Al darse cuenta que la puerta se abría y una sala de espera completa lo observaba, se limitó a agachar la cabeza y buscar el botón para cerrar la puerta y seguir bajando. El niño se rió mucho con esta escena y tomó vuelo para seguir jugando. La siguiente parada fue un par de abuelitos perdidos, que se bajaron en nuestro piso, pensando que ya habían llegado a puerto. Eso me partió el alma, y los ayudé a retomar su camino.

Ahí debería haber hecho algo para que este tintín no siguiera su estúpido pasatiempo, pero no lo hice. Me imagino que la curiosidad efectivamente mata al gato. Y lo dejé continuar. Entonces, volvió a apretar y pillamos a dos niños chicos haciendo un cara pálida de espalda hacia el espejo también. El espejo era la diversión del espacio cerrado. Supongo que pensaron que del piso sexto al piso uno alcanzarían a subirse los pantalones.
Ambos gritaron fuerte al ver la puerta abrirse. Se subieron los pantalones, y salieron corriendo del ascensor hacia las escaleras.
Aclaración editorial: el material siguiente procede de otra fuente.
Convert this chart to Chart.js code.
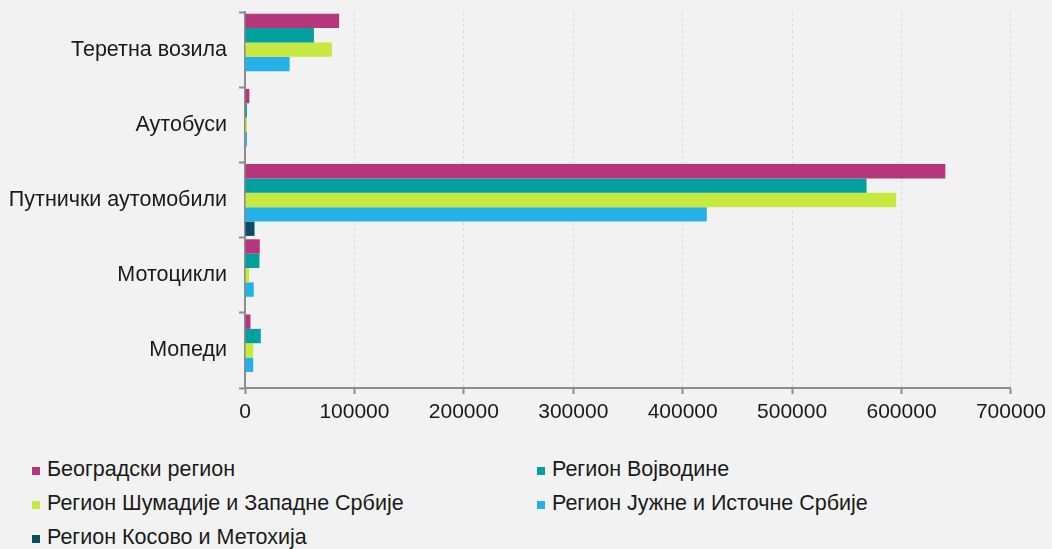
<!DOCTYPE html>
<html>
<head>
<meta charset="utf-8">
<script src="https://cdn.jsdelivr.net/npm/chart.js@4/dist/chart.umd.min.js"></script>
<style>
  body { margin: 0; background: #f2f2f2; font-family: Arial, "Liberation Sans", sans-serif; }
  #wrap { position: relative; width: 1052px; height: 549px; }
  #legend {
    position: absolute; left: 32px; top: 452px;
    display: grid; grid-template-columns: 505px 480px;
    font-size: 21.5px; color: #1a1a1a;
  }
  .item { height: 34px; line-height: 34px; white-space: nowrap; }
  .box { display: inline-block; width: 8px; height: 8px; margin-right: 7px; vertical-align: 1px; }
</style>
</head>
<body>
<div id="wrap">
  <canvas id="barChart" width="1052" height="440"></canvas>
  <div id="legend"></div>
</div>
<script>
// categories, top to bottom
const categories = ['Теретна возила', 'Аутобуси', 'Путнички аутомобили', 'Мотоцикли', 'Мопеди'];

// series names and colours
const seriesNames = [
    'Београдски регион',
    'Регион Војводине',
    'Регион Шумадије и Западне Србије',
    'Регион Јужне и Источне Србије',
    'Регион Косово и Метохија'
];
const seriesColors = ['#b5367a', '#00a19f', '#c6e83f', '#22b1e8', '#0b4e62'];

// values (number of vehicles)
const beograd   = [86000, 4000, 640000, 13500, 5000];
const vojvodina = [63000, 1800, 568000, 13200, 14400];
const sumadija  = [79400, 1800, 595000, 3700, 7500];
const juzna     = [40800, 1800, 422000, 8000, 7500];
const kosovo    = [0, 0, 8700, 0, 0];

const xTicks = [0, 100000, 200000, 300000, 400000, 500000, 600000, 700000];

const seriesValues = [beograd, vojvodina, sumadija, juzna, kosovo];

Chart.defaults.font.family = 'Arial, "Liberation Sans", sans-serif';
Chart.defaults.color = '#1a1a1a';

function renderBarChart() {
    const ctx = document.getElementById('barChart').getContext('2d');
    new Chart(ctx, {
        type: 'bar',
        data: {
            labels: categories,
            datasets: seriesNames.map((name, i) => ({
                label: name,
                data: seriesValues[i],
                backgroundColor: seriesColors[i],
                borderWidth: 0,
                barPercentage: 1,
                categoryPercentage: 0.955
            }))
        },
        options: {
            indexAxis: 'y',
            responsive: false,
            animation: false,
            layout: { padding: { left: 0, right: 40, top: 12, bottom: 0 } },
            plugins: {
                legend: { display: false },
                tooltip: { enabled: false }
            },
            scales: {
                x: {
                    min: xTicks[0],
                    max: xTicks[xTicks.length - 1],
                    afterBuildTicks: (scale) => { scale.ticks = xTicks.map(v => ({ value: v })); },
                    afterFit: (scale) => { scale.height = 52; },
                    ticks: {
                        font: { size: 21 },
                        padding: 6,
                        maxRotation: 0,
                        callback: (v) => String(v)
                    },
                    grid: {
                        color: '#dadada',
                        lineWidth: 1,
                        tickLength: 6,
                        tickColor: '#8c8c8c',
                        tickWidth: 2
                    },
                    border: { color: '#8c8c8c', width: 2, dash: [3, 3] }
                },
                y: {
                    afterFit: (scale) => {
                        scale.width = 245;
                        scale.paddingTop = 0;
                        scale.paddingBottom = 0;
                    },
                    ticks: { font: { size: 21.5 }, padding: 12 },
                    grid: {
                        offset: true,
                        drawOnChartArea: false,
                        tickLength: 6,
                        tickColor: '#8c8c8c',
                        tickWidth: 2
                    },
                    border: { color: '#8c8c8c', width: 2 }
                }
            }
        }
    });
}

// legend in two columns, like the original
function renderLegend() {
    const legend = document.getElementById('legend');
    seriesNames.forEach((name, i) => {
        const item = document.createElement('div');
        item.className = 'item';
        const box = document.createElement('span');
        box.className = 'box';
        box.style.background = seriesColors[i];
        item.appendChild(box);
        item.appendChild(document.createTextNode(name));
        legend.appendChild(item);
    });
}

renderBarChart();
renderLegend();
</script>
</body>
</html>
Fue como estar viendo a Tom y Jerry escapando juntos de algo. A toda velocidad.
Ya eran casi las cuatro de la tarde, y mucha gente de la sala de espera ya había cambiado.
Los únicos que permanecían iguales éramos sólo este tonto niño y yo. (Tonta también). La secretaria del doctor me había comentado –cuando fui a preguntar si quedaba mucho de espera- que era un joven tenista, promesa nacional, que tenía una lesión fuerte en su codo derecho y que pasaba mucho tiempo en kinesiología. Ahora estaba terminando las sesiones y venía a un control para ver si lo daban de alta.

Entonces, me volví a sentar, esperé un rato más y ocurrió. Una verdadera película erótica frente a nuestros ojos. Nuestro propio doctor estaba abrazando y besando apasionadamente a la linda recepcionista del piso primero. Lugar hacia donde se dirigían. Ella con su pierna sobre las caderas de su hombre y él intentando alejar su instinto más animal para poder reaccionar dentro de seis pisos más. Era una película para adultos. Testigos fuimos al menos siete. Y dos secretarias extremadamente copuchentas.

Yo me sentí mal. El joven tenista se hizo el perdido. El doctor, medio despeinado, se dio cuenta de la situación y del piso donde estaba. Se separó de su amante y comenzó a caminar hacia la puerta de su consulta. El ascensor se cerró y siguió bajando con una mujer perdida y sola.

-Buenas tardes Amanda, dijo concentrado.
-Sonrojada yo respondí: ¿Cómo está doctor?
-Bien gracias, respondió casi en silencio. Luego dijo: Ariel, pasa a la sala, dirigiéndose al tonto tenista.

Supongo que prefería pasar esa plancha con alguien menor al principio. Tuve que esperar, al menos media hora más. Me lo merecía. Por no haber parado ese tonto juego antes. En todo caso, hay que pensarlo tres veces antes de dejar escapar nuestros sueños dentro de un ascensor. Nunca se sabe quién puede estar mirando.